Ask HN/PG: On App Submission - d4ft

Question for HN Alums or for PG himself-<p>If one submits an app, and is actively developing a site but that site is still really in the early stages (read: janky/still needing work, sometimes broken as new things are added), is it worth including the site at all?<p>I ask because every time I push updates I worry that the site will break, and that will be the minute my app is reviewed.<p>Thoughts?
======
pg
Submit your application when it's 90% as good as it will be.

------
RealGeek
Post a notice on your site while you are updating the code and restore when
done.

------
bmelton
Well, the first thing I'd say is to work on your deployment model. While
nothing is ever bullet-proof, you should definitely be ironing out deployment
kinks before go-live anyway.

One of the things I've done in the past is standing up an additional VM to
deploy things to -- sandbox changes occur on my PC alone, those changes are
pushed to 'dev', wherein I ensure that the base functionality works.

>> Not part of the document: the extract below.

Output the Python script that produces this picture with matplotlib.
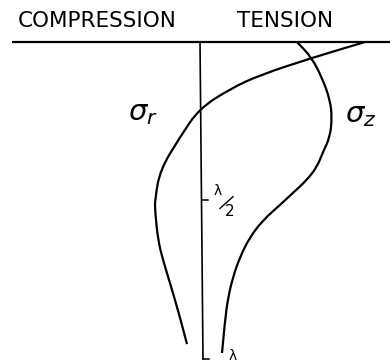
import matplotlib
matplotlib.use("Agg")
import matplotlib.pyplot as plt
from matplotlib.path import Path
from matplotlib.patches import PathPatch

# Depth below the surface, in units of the wavelength lambda
depth_r = [0.000, 0.050, 0.104, 0.148, 0.211, 0.300, 0.404, 0.498, 0.530, 0.625, 0.688, 0.760, 0.868, 0.953]
# Radial stress (compression < 0 < tension), arbitrary units
sigma_r = [1.64, 1.11, 0.59, 0.29, -0.02, -0.21, -0.41, -0.46, -0.46, -0.43, -0.38, -0.31, -0.21, -0.14]

depth_z = [0.000, 0.050, 0.120, 0.183, 0.237, 0.300, 0.347, 0.394, 0.435, 0.476, 0.514, 0.562,
           0.615, 0.678, 0.741, 0.808, 0.877, 0.981]
# Vertical stress, arbitrary units
sigma_z = [0.96, 1.11, 1.22, 1.29, 1.31, 1.29, 1.22, 1.16, 1.06, 0.92, 0.79, 0.62,
           0.49, 0.39, 0.32, 0.27, 0.24, 0.21]

depth_ticks = [0.5, 1.0]
side_labels = ["COMPRESSION", "TENSION"]

ink = "black"


def smooth_curve(ax, xs, ys, **kw):
    """Quadratic B-spline through the given points (ends pinned)."""
    pts = list(zip(xs, ys))
    verts = [pts[0]]
    codes = [Path.MOVETO]
    if len(pts) > 2:
        first_mid = ((pts[0][0] + pts[1][0]) / 2, (pts[0][1] + pts[1][1]) / 2)
        verts.append(first_mid)
        codes.append(Path.LINETO)
        for i in range(1, len(pts) - 1):
            a, b = pts[i], pts[i + 1]
            end = b if i == len(pts) - 2 else ((a[0] + b[0]) / 2, (a[1] + b[1]) / 2)
            verts += [a, end]
            codes += [Path.CURVE3, Path.CURVE3]
    else:
        verts.append(pts[1])
        codes.append(Path.LINETO)
    ax.add_patch(PathPatch(Path(verts, codes), fill=False, **kw))


fig = plt.figure(figsize=(3.9, 3.64), dpi=100)
ax = fig.add_axes([0, 0, 1, 1])
ax.set_xlim(-2.01, 1.89)
ax.set_ylim(1.0158, -0.1325)
ax.axis("off")

# surface line and depth axis
ax.plot([-1.89, 1.89], [0, 0], color=ink, lw=1.6, solid_capstyle="butt")
ax.plot([-0.01, 0.02], [0, 1.0], color=ink, lw=1.2)
for t in depth_ticks:
    x0 = -0.01 + 0.03 * t
    ax.plot([x0, x0 + 0.06], [t, t], color=ink, lw=1.1)

# stress profiles
smooth_curve(ax, sigma_r, depth_r, edgecolor=ink, lw=1.6)
smooth_curve(ax, sigma_z, depth_z, edgecolor=ink, lw=1.6)

# headings
ax.text(-1.83, -0.047, side_labels[0], fontsize=15.5, color=ink, ha="left", va="baseline",
        family="DejaVu Sans")
ax.text(0.36, -0.047, side_labels[1], fontsize=15.5, color=ink, ha="left", va="baseline",
        family="DejaVu Sans")

# curve labels
ax.text(-0.58, 0.224, r"$\sigma_r$", fontsize=21, color=ink, ha="center", va="center")
ax.text(1.60, 0.230, r"$\sigma_z$", fontsize=21, color=ink, ha="center", va="center")

# depth tick labels
ax.text(0.17, 0.470, "λ", fontsize=10, color=ink, ha="center", va="center")
ax.plot([0.19, 0.32], [0.525, 0.488], color=ink, lw=1.0)
ax.text(0.29, 0.536, "2", fontsize=11, color=ink, ha="center", va="center")
ax.text(0.32, 0.99, "λ", fontsize=10, color=ink, ha="center", va="center")

fig.savefig("out.png", dpi=100)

In the
process of updating dev, I script or document every change that I had to make
to migrate it to current -- I then test those scripts and procedures to the
new instance ('qa') and run unit tests against them before believing that it
will work in production.

Even still, you can't guarantee that production won't contain some data or
user content that could break things, but it should at least get you more up
to speed in double and triple checking your deployment strategies.

Another idea you might try is to just set up a 'stable' site on either another
domain or sub-domain, and make absolutely sure that doesn't change (or at
least doesn't change nearly as often) at something like stable.yourdomain.com,
and point reviewers to that, with the advice that it may not be 'current'.